La Consolacion College Baao, formerly St. Monica Academy is a private, Catholic coeducational basic and higher education institution run by the congregation of the Augustinian Sisters of Our Lady of Consolation in San Ramon, Baao, Camarines Sur, Philippines, near the St. Bartholomew Parish Church. It is the only existing private Catholic school in Baao, which offers both primary and secondary education. It is a member of Bicol Association of Catholic Schools. It is one of the well-known private Catholic school in the Rinconada area as well in Camarines Sur and the whole Bicol Region, producing both elementary and high school graduates of good quality.

History
In 1939, the Augustinian Sisters of Our Lady of Consolation were looking for a site for a school in Bicol. When the parish priest of the parish of Baao learned about this, he offered his parish as the site of the school. After the offer was accepted by the Augustinian Sisters, the sisters went back to Manila to secure a permit for the school. While they were doing this, the parish priest immediately started the construction of a two-storey building at his own expense at the lot adjacent to the parish convent. After it was finished, the building was turned over to the Augustinian Sisters.
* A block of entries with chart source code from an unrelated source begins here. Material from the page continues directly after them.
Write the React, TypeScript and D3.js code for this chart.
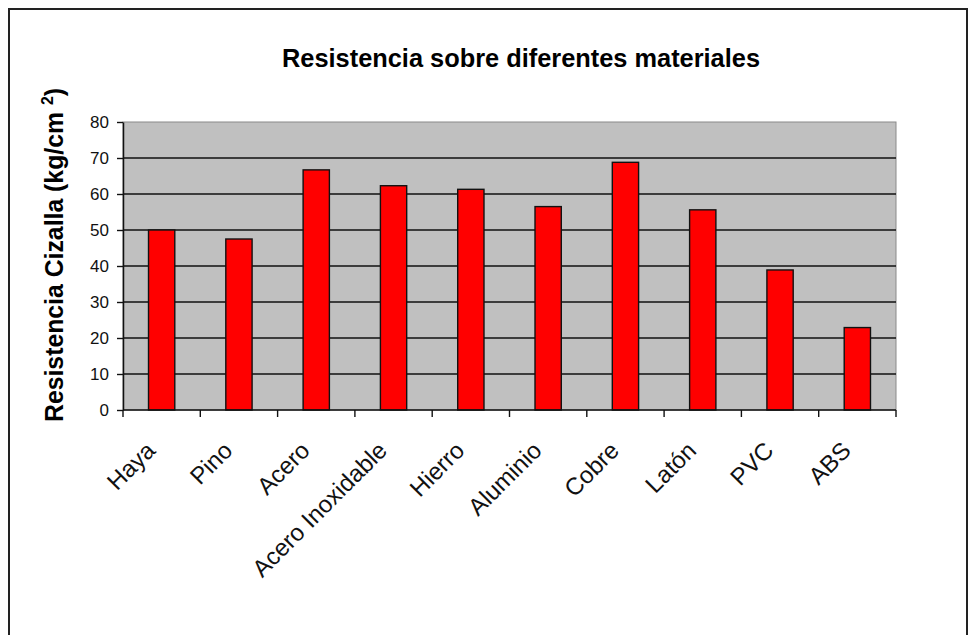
import * as React from "react";
import * as d3 from "d3";

const materials = ["Haya", "Pino", "Acero", "Acero Inoxidable", "Hierro", "Aluminio", "Cobre", "Latón", "PVC", "ABS"];
const resistance = [50, 47.5, 66.7, 62.3, 61.3, 56.5, 68.8, 55.6, 38.9, 22.9];
const yTicks = [0, 10, 20, 30, 40, 50, 60, 70, 80];

const W = 973;
const H = 635;
const margin = { left: 123, top: 122, right: 77, bottom: 225 };
const FONT = "'Liberation Sans', Arial, sans-serif";

export default function App() {
    const ref = React.useRef<SVGSVGElement>(null);

    React.useEffect(() => {
        const svg = d3.select(ref.current);
        svg.selectAll("*").remove();

        const plotW = W - margin.left - margin.right;
        const plotH = H - margin.top - margin.bottom;

        // outer frame, open at the bottom
        svg.append("path")
            .attr("d", `M9,${H + 5}V9H967V${H + 5}`)
            .attr("fill", "none")
            .attr("stroke", "#222")
            .attr("stroke-width", 2);

        svg.append("text")
            .attr("x", 521)
            .attr("y", 67)
            .attr("text-anchor", "middle")
            .attr("font-family", FONT)
            .attr("font-weight", "bold")
            .attr("font-size", 25)
            .attr("textLength", 478)
            .attr("lengthAdjust", "spacingAndGlyphs")
            .text("Resistencia sobre diferentes materiales");

        const g = svg.append("g").attr("transform", `translate(${margin.left},${margin.top})`);

        const x = d3.scaleBand<string>().domain(materials).range([0, plotW]).paddingInner(0.66).paddingOuter(0.33);
        const y = d3.scaleLinear().domain([0, 80]).range([plotH, 0]);

        g.append("rect")
            .attr("width", plotW)
            .attr("height", plotH)
            .attr("fill", "#c0c0c0")
            .attr("stroke", "#8a8a8a")
            .attr("stroke-width", 1);

        g.append("g")
            .selectAll("line")
            .data(yTicks.filter(t => t > 0 && t < 80))
            .enter().append("line")
            .attr("x1", 0)
            .attr("x2", plotW)
            .attr("y1", d => y(d))
            .attr("y2", d => y(d))
            .attr("stroke", "#111")
            .attr("stroke-width", 1.4);

        g.append("g")
            .selectAll("rect")
            .data(resistance)
            .enter().append("rect")
            .attr("x", (d, i) => x(materials[i])!)
            .attr("y", d => y(d))
            .attr("width", x.bandwidth())
            .attr("height", d => plotH - y(d))
            .attr("fill", "#ff0000")
            .attr("stroke", "#111")
            .attr("stroke-width", 1.4);

        // y axis
        const yAxis = g.append("g")
            .call(d3.axisLeft(y).tickValues(yTicks).tickSize(6).tickSizeOuter(0).tickPadding(8));
        yAxis.select(".domain").attr("stroke", "#111").attr("stroke-width", 1.5);
        yAxis.selectAll(".tick line").attr("stroke", "#111").attr("stroke-width", 1.4);
        yAxis.selectAll("text")
            .attr("font-family", FONT)
            .attr("font-size", 17)
            .attr("fill", "#111");

        // x axis: ticks at category boundaries
        const xAxis = g.append("g").attr("transform", `translate(0,${plotH})`);
        xAxis.append("line")
            .attr("x1", 0).attr("x2", plotW)
            .attr("stroke", "#111").attr("stroke-width", 1.5);
        const step = x.step();
        xAxis.selectAll("line.tick")
            .data(d3.range(materials.length + 1))
            .enter().append("line")
            .attr("class", "tick")
            .attr("x1", i => i * step)
            .attr("x2", i => i * step)
            .attr("y1", 0)
            .attr("y2", 7)
            .attr("stroke", "#111")
            .attr("stroke-width", 1.4);
        xAxis.selectAll("text")
            .data(materials)
            .enter().append("text")
            .attr("transform", d => `translate(${x(d)! + x.bandwidth() / 2 - 5},${42}) rotate(-45)`)
            .attr("text-anchor", "end")
            .attr("font-family", FONT)
            .attr("font-size", 24)
            .attr("fill", "#111")
            .text(d => d);

        // y title
        const yl = svg.append("text")
            .attr("transform", `translate(63,255) rotate(-90)`)
            .attr("text-anchor", "middle")
            .attr("font-family", FONT)
            .attr("font-weight", "bold")
            .attr("font-size", 25)
            .attr("textLength", 334)
            .attr("lengthAdjust", "spacingAndGlyphs");
        yl.append("tspan").text("Resistencia Cizalla (kg/cm ");
        yl.append("tspan").attr("dy", -10).attr("font-size", 16).text("2");
        yl.append("tspan").attr("dy", 10).text(")");
    }, []);

    return <svg ref={ref} width={W} height={H} style={{ position: "absolute", left: 0, top: 0, background: "#fff" }}></svg>;
}
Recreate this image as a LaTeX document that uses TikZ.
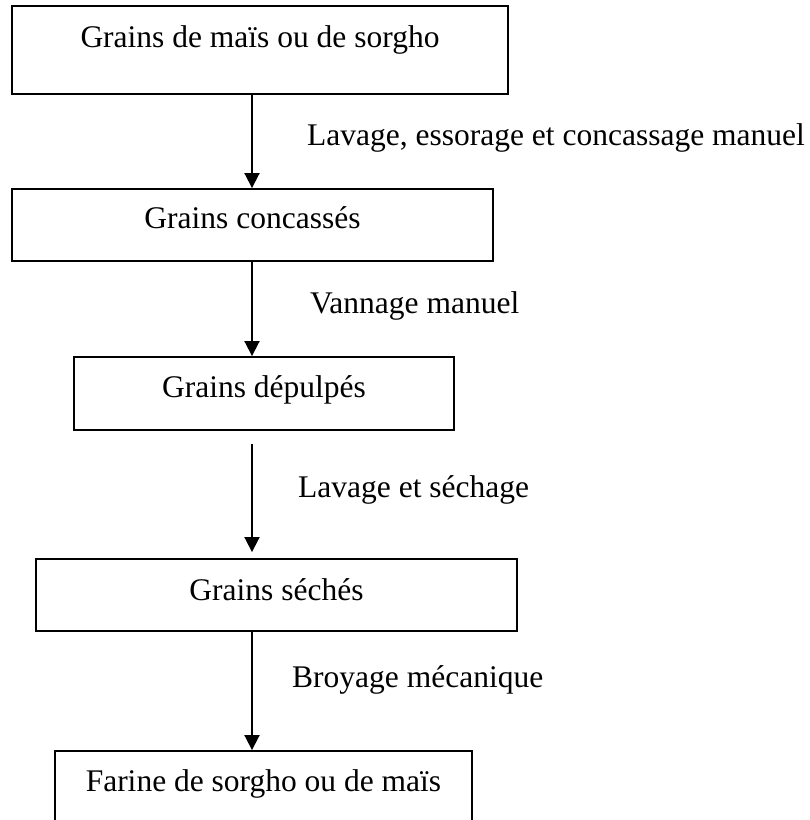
\documentclass[tikz,border=0pt]{standalone}
\usepackage{fontspec}
\setmainfont{Liberation Serif}
\usetikzlibrary{arrows.meta,calc}

\tikzset{
  stage/.style={draw, rectangle, line width=1.9pt, inner sep=0pt, anchor=base,
    font=\fontsize{31.5}{38}\selectfont},
  flow/.style={line width=1.9pt, -{Triangle[length=15pt,width=15pt]}},
  steplabel/.style={anchor=base west, inner sep=0pt, font=\fontsize{31.5}{38}\selectfont}
}

\begin{document}
\begin{tikzpicture}[x=1pt, y=-1pt]
    \useasboundingbox (0,0) rectangle (810,820);
    \clip (0,0) rectangle (810,820);
    \coordinate (axis) at (252,0);

    % Stage boxes
    \node[stage, minimum width=496pt, text height=41pt, text depth=47pt] (grains) at (260,47) {Grains de maïs ou de sorgho};
    \node[stage, minimum width=481pt, text height=39pt, text depth=33pt] (concasses) at (252.5,228) {Grains concassés};
    \node[stage, minimum width=380pt, text height=40pt, text depth=33pt] (depulpes) at (264,397) {Grains dépulpés};
    \node[stage, minimum width=481pt, text height=41pt, text depth=31pt] (seches) at (276.5,600) {Grains séchés};
    \node[stage, minimum width=417pt, text height=40pt, text depth=35pt] (farine) at (263.5,791) {Farine de sorgho ou de maïs};

    % Arrows between stages
    \draw[flow] (grains.south -| axis) -- (concasses.north -| axis);
    \draw[flow] (concasses.south -| axis) -- (depulpes.north -| axis);
    \draw[flow] ($(depulpes.south -| axis)+(0,13)$) -- ($(seches.north -| axis)+(0,-6)$);
    \draw[flow] (seches.south -| axis) -- (farine.north -| axis);

    % Operation labels
    \node[steplabel] (lavage) at (307,145) {Lavage, essorage et concassage manuel};
    \node[steplabel] (vannage) at (310,313) {Vannage manuel};
    \node[steplabel] (sechage) at (298,497) {Lavage et séchage};
    \node[steplabel] (broyage) at (292,687) {Broyage mécanique};
\end{tikzpicture}
\end{document}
In May 1940, the first batch of four Augustinian sisters arrived. Pending the full completion of the building being built for the sisters, they temporarily resided in the house of a prominent Baao resident named Don Tomas Guevara. In less than a month after their arrival, the finishing touches to the building were through. The sisters immediately transferred to the new building to prepare for the opening of school year 1940-1941. After preparations were completed, a Catholic school named Baao Parochial School was fully ready to operate. In its first year of operation, two hundred students were enrolled in the Kindergarten and Grades I to IV academic levels. Most of the sisters handled the classes with two lay teachers aiding them. 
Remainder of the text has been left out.